福岡が新しい交通網の整備に力をいれたのは最近のことではない。1970年代には福岡市基本計画においてコンパクトなまちづくりが提唱され、その手段として交通網の整備が掲げられていた。現在進められている第9次福岡市基本計画(平成24年度12月制定)では「公共交通を主軸とした総合交通体系の構築」が掲げられているが、公共交通拠点からのラストワンマイルを担う交通手段としてシェアリングによるモビリティは有力視な選択肢だ。

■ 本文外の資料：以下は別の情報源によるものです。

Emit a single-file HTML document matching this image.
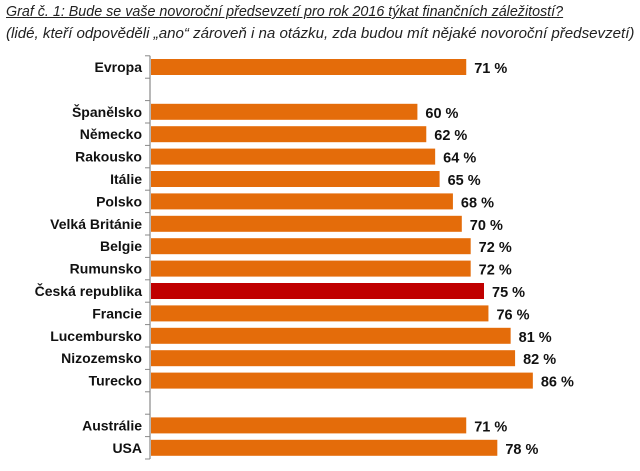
<!DOCTYPE html>
<html><head><meta charset="utf-8"><style>
body{margin:0;background:#fff;width:640px;height:471px;overflow:hidden;font-family:"Liberation Sans",sans-serif}
.t{position:absolute;left:6px;font-style:italic;font-size:14.3px;color:#222;white-space:nowrap}
</style></head><body>
<div class="t" style="top:4px;text-decoration:underline">Graf č. 1: Bude se vaše novoroční předsevzetí pro rok 2016 týkat finančních záležitostí?</div>
<div class="t" style="top:25px;font-size:15.1px">(lidé, kteří odpověděli „ano“ zároveň i na otázku, zda budou mít nějaké novoroční předsevzetí)</div>
<svg id="c" width="640" height="471" style="position:absolute;left:0;top:0"></svg>
<script>
const categories=["Evropa","","Španělsko","Německo","Rakousko","Itálie","Polsko","Velká Británie","Belgie","Rumunsko","Česká republika","Francie","Lucembursko","Nizozemsko","Turecko","","Austrálie","USA"];
const values=[71,null,60,62,64,65,68,70,72,72,75,76,81,82,86,null,71,78];
const highlight=["Česká republika"];
const svg=document.getElementById('c');const NS="http://www.w3.org/2000/svg";
const x0=151,pxPer=4.44,y0=67,step=22.4,bh=16;
const x=v=>x0+v*pxPer, y=i=>y0+i*step;
function el(t,a){const e=document.createElementNS(NS,t);for(const k in a)e.setAttribute(k,a[k]);svg.appendChild(e);return e;}
const ax=el('line',{x1:150,x2:150,y1:y(0)-step/2,y2:y(categories.length-1)+step/2,stroke:'#888','stroke-width':1.2});


for(let i=0;i<=categories.length;i++){const tk=el('line',{x1:145,x2:150,y1:y(i)-step/2,y2:y(i)-step/2,stroke:'#888','stroke-width':1});

}
categories.forEach((c,i)=>{const v=values[i];if(v==null)return;
const r=el('rect',{x:x0,y:y(i)-bh/2,width:x(v)-x0,height:bh,fill:highlight.includes(c)?'#c00000':'#e46c0a'});


const l=el('text',{x:142,y:y(i)+5,'text-anchor':'end','font-size':14,'font-weight':'bold',fill:'#111'});l.textContent=c;


const t=el('text',{x:x(v)+8,y:y(i)+6,'font-size':14.5,'font-weight':'bold',fill:'#111'});t.textContent=v+' %';

});
</script>
</body></html>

しかし課題は実証実験の先にもある。実証実験の枠を外れ、実際の市民の足として街に実装するには各種規制のクリアや緩和は大きな課題だ。そしてその課題をクリアするには最終的な合意形成が必要となる。不必要に厳しい規制はイノベーションを阻害するが、人命に関わるモビリティの分野には一定の安全規制も必要だ。そのバランスをとる議論にはさまざまなステークホルダーが参加する必要があるだろう。そしていくらモデルを作っても、それが福岡に特化されたものであっては広がりは見込めない。海外での成功例をそのまま日本に持ってきても成功しなかった事例からもそれは明らかだ。
一度乗れば電動キックボードの良さはすぐに分かる。そのうえで福岡市やFUKUOKA Smart Eastが便利な実験場を脱却し、実社会への実装を具体的にすすめていく必要があるだろう。とはいえ実験はまだスタートしたばかりだ。これからも期待して注目していきたい。